# [EXERCISE DESCRIPTION]
Each line of the data that includes the string "this" is to be copied out.

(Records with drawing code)
▶

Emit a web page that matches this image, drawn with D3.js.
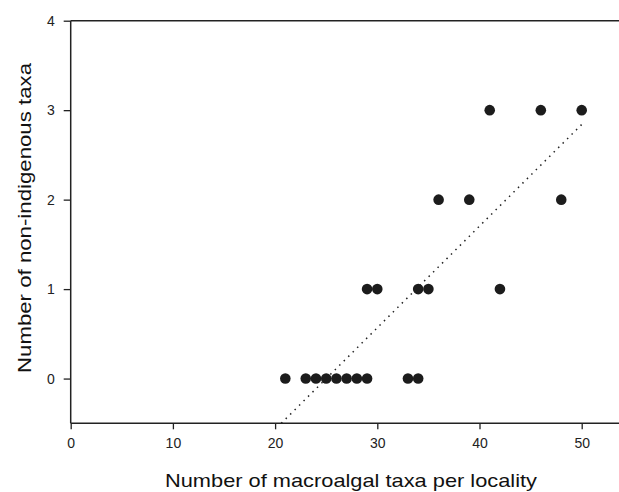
<!DOCTYPE html>
<html><head><meta charset="utf-8">
<script src="https://cdn.jsdelivr.net/npm/d3@7"></script>
<style>body{margin:0;background:#fff;}svg{display:block;}</style>
</head><body>
<script>
const xTicks = [0, 10, 20, 30, 40, 50];
const yTicks = [0, 1, 2, 3, 4];
const taxaX = [21, 23, 24, 25, 26, 27, 28, 29, 33, 34, 29, 30, 34, 35, 42, 36, 39, 48, 41, 46, 50];
const nisY  = [0, 0, 0, 0, 0, 0, 0, 0, 0, 0, 1, 1, 1, 1, 1, 2, 2, 2, 3, 3, 3];
const trendX = [20.6, 50];
const trendY = [-0.5, 2.84];

const W = 619, H = 492;
const svg = d3.select("body").append("svg").attr("width", W).attr("height", H);
const x = d3.scaleLinear().domain([0, 50]).range([70.7, 581.7]);
const y = d3.scaleLinear().domain([-0.5, 4]).range([423.3, 20.7]);
const font = "Liberation Sans, Arial, sans-serif";
const axisCol = "#222";

// axes
const gx = svg.append("g").attr("transform", `translate(0,${y(-0.5)})`)
  .call(d3.axisBottom(x).tickValues(xTicks).tickSize(6).tickPadding(9).tickFormat(d3.format("d")));
const gy = svg.append("g").attr("transform", `translate(${x(0)},0)`)
  .call(d3.axisLeft(y).tickValues(yTicks).tickSize(7).tickPadding(9).tickFormat(d3.format("d")));
[gx, gy].forEach(g => {
  g.select(".domain").remove();
  g.selectAll(".tick line").attr("stroke", axisCol).attr("stroke-width", 1.3);
  g.selectAll(".tick text").attr("fill", "#222").style("font-family", font).style("font-size", "14px");
});
// axis lines
svg.append("line").attr("x1", x(0)).attr("x2", W).attr("y1", y(-0.5)).attr("y2", y(-0.5))
  .attr("stroke", axisCol).attr("stroke-width", 1.5);
svg.append("line").attr("x1", x(0)).attr("x2", x(0)).attr("y1", y(4)).attr("y2", y(-0.5))
  .attr("stroke", axisCol).attr("stroke-width", 1.5);
svg.append("line").attr("x1", x(0)).attr("x2", W).attr("y1", y(4)).attr("y2", y(4))
  .attr("stroke", axisCol).attr("stroke-width", 1.5);

// trend line
svg.append("line")
  .attr("x1", x(trendX[0])).attr("y1", y(trendY[0]))
  .attr("x2", x(trendX[1])).attr("y2", y(trendY[1]))
  .attr("stroke", "#222").attr("stroke-width", 1.5).attr("stroke-dasharray", "1.5,4.8");

// points
svg.append("g").selectAll("circle").data(taxaX).join("circle")
  .attr("cx", d => x(d)).attr("cy", (d, i) => y(nisY[i])).attr("r", 5.3).attr("fill", "#1c1c1c");

// titles
svg.append("text").attr("x", 351).attr("y", 487).attr("text-anchor", "middle")
  .attr("textLength", 372).attr("lengthAdjust", "spacingAndGlyphs")
  .style("font-family", font).style("font-size", "19px").attr("fill", "#111")
  .text("Number of macroalgal taxa per locality");
svg.append("text").attr("transform", `translate(31,218) rotate(-90)`).attr("text-anchor", "middle")
  .attr("textLength", 310).attr("lengthAdjust", "spacingAndGlyphs")
  .style("font-family", font).style("font-size", "19px").attr("fill", "#111")
  .text("Number of non-indigenous taxa");
</script>
</body></html>
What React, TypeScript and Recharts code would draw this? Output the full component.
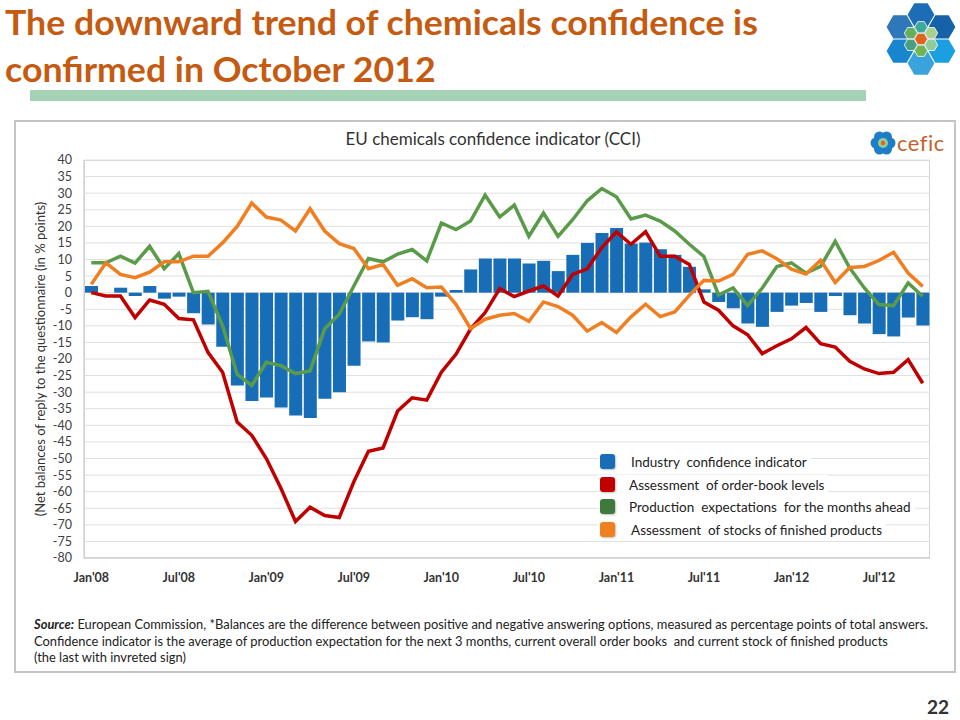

◀

# [WRITTEN ANSWER]
Emit a web page that matches this image, drawn with D3.js.
What React, TypeScript and Recharts code would draw this? Output the full component.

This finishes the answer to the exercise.